The CEO was anxious to start training.
He knew customer service wasn't what it needed to be and was hoping for a quick fix. So he hired me to conduct some training.
His impatience showed in our very first meeting—he bristled when I insisted on first spending time with his customer service team before putting together the training. In the CEO's mind, there was no time for this.
It was a good thing I did. The training was completely unnecessary. After spending less than an hour with the customer service team, I understood the real issue.
The team leader and the CEO would have spotted it, too, if they had only slowed down just a moment. The challenge is slowing down is a counterintuitive way to go fast.
Why going fast slows us down
Going too fast can make customer service worse, not better.
Harried customer service leaders don't stop and define the problem they are trying to solve. In other words, what does success look like? How will you measure it?
The CEO I described at the start of this post initially told me that he wanted me to deliver customer service training because his customer service reps were unfriendly.
There were two red flags here.
The first is "friendliness" is not something you train. You don't learn to smile in a training class. When employees aren't friendly, it's either because they aren't friendly people to begin with and shouldn't have been hired, or there's something that's crushing the friendliness out of them.
The second red flag is the CEO couldn't describe what success looked like. It was only when I pressed him that he admitted his real concern was sales. His customer service reps answered product questions and converted inquiries into orders. They averaged a 33 percent sales conversion rate, and the CEO saw a big opportunity if they could get that rate up to 35 percent.
It's difficult to improve if you can't define what you want to improve.
I was lucky that I was able to get the CEO to slow down a bit and define the problem. This isn't always the case. Here are some actual statements I've heard from leaders who were too anxious to move quickly:
"I want us to deliver world-class customer service."
"My managers need to be more managerial."
"I want to be like the Apple Store."
The problem with all of those statements is they are unclear. And in their big hurry to throw a solution at the situation, these leaders will almost certainly choose the wrong path like asking for generic training.
Sending people to unnecessary training wastes a lot of time.
How going slow can speed us up
I like to use a simple quick fix checklist tool whenever I'm asked to diagnose an employee performance challenge. The tool examines four key questions:
What is the gap between existing and desired performance?

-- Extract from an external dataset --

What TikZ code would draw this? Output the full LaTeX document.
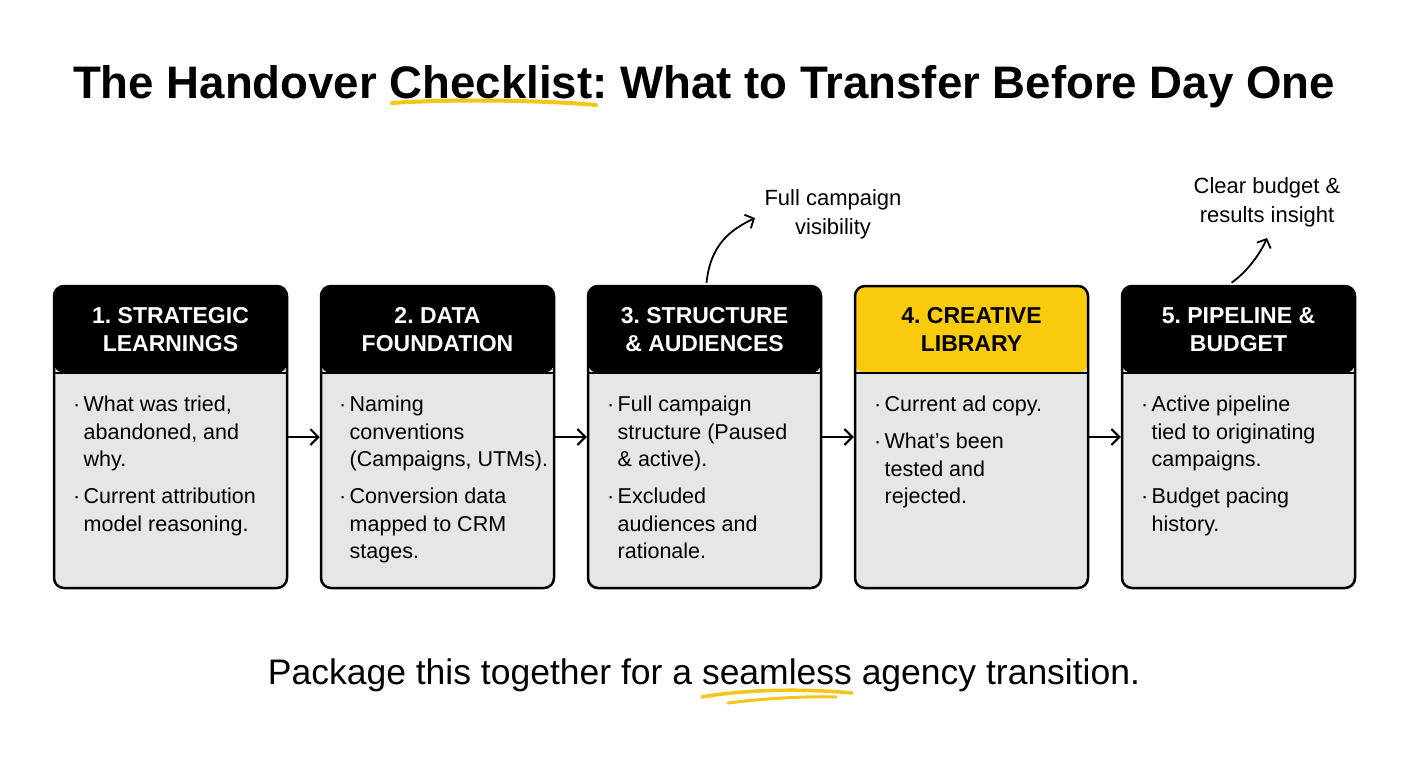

Can the desired performance realistically be achieved?
Are employees aware of what behaviors they need to change?
Do any obvious performance barriers exist?
The checklist helped me discover what was holding back sales conversion rates after spending less than an hour with frontline employees.
Question 1: The performance gap was two percentage points
Question 2: The desired performance was sometimes achieved, just not consistently
Question 3: Employees were aware they were sometimes unfriendly and unhelpful
Question 4: The employees quickly pointed out an obvious performance barrier
The team had a flat schedule, meaning staffing levels remained the same throughout each day. But that's not how their call volume came in. A lot more calls came in on a Monday morning than they received on a Wednesday afternoon.
The result was long hold times during peak periods. And when the reps knew a lot of people were waiting on hold, they became fearful of angering those customers. So they sped up the calls, which made them come across as abrupt and prevented them from closing more sales.
My client changed the schedule to better meet customer demand. They did have to hire one person, but it was well worth it. After 30 days, the team's sales conversion jumped from 33 percent to 45 percent!
This is not an unusual situation. Here are more examples of quick fixes I helped customer service leaders discover by spending just 1-4 hours using this tool:
A contact center reduced outsourced calls by 50 percent in just one week.
Survey responses increased by 600 percent in one month.
Mystery shopping scores improved at a hotel from 78 to 94 percent in one month.
Quick Fix Resources
There's a quote that's widely attributed to Abraham Lincoln. Research shows he probably didn't say it, but it's still an inspiring quote:
If I had five minutes to chop down a tree, I'd spend the first three sharpening the axe.
Solving customer service problems should be approached the same way. Spend a little time up front analyzing and understanding the issue, and you'll likely find some very quick fixes.